Ice is water frozen into a solid state. Depending on the presence of impurities such as particles of soil or bubbles of air, it can appear transparent or a more or less opaque bluish-white color.
In the Solar System, ice is abundant and occurs naturally from as close to the Sun as Mercury to as far as away the Oort cloud objects. Beyond the Solar System, it occurs as interstellar ice. It is abundant on Earth's surface - particularly in the polar regions and above the snow line - and, as a common form of precipitation and deposition, plays a key role in Earth's water cycle and climate. It falls as snowflakes and hail or occurs as frost, icicles or ice spikes.

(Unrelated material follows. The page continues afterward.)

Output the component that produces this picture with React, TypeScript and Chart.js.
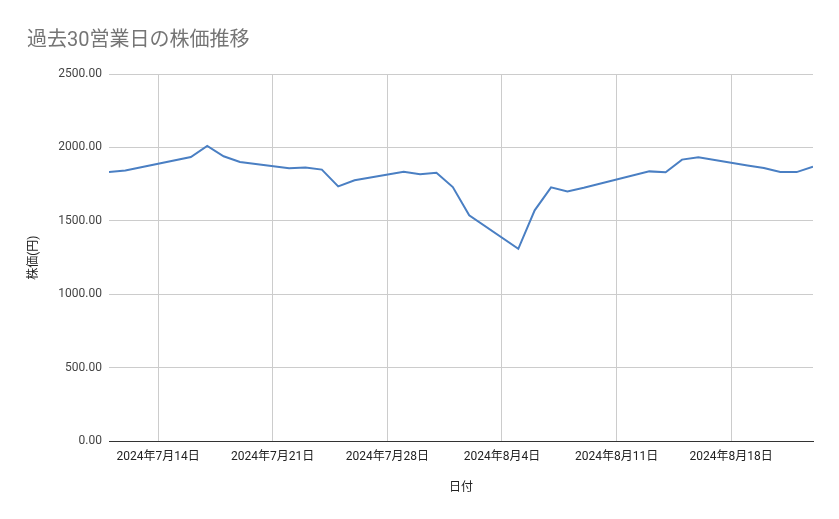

Ice molecules can exhibit up to sixteen different phases (packing geometries) that depend on temperature and pressure. When water is cooled rapidly (quenching), up to three different types of amorphous ice can form depending on the history of its pressure and temperature. When cooled slowly correlated proton tunneling occurs below 20 K giving rise to macroscopic quantum phenomena. Virtually all the ice on Earth's surface and in its atmosphere is of a hexagonal crystalline structure denoted as ice Ih (spoken as "ice one h") with minute traces of cubic ice denoted as ice Ic. The most common phase transition to ice Ih occurs when liquid water is cooled below 0°C (273.15K, 32°F) at standard atmospheric pressure. It may also be deposited directly by water vapor, as happens in the formation of frost. The transition from ice to water is melting and from ice directly to water vapor is sublimation.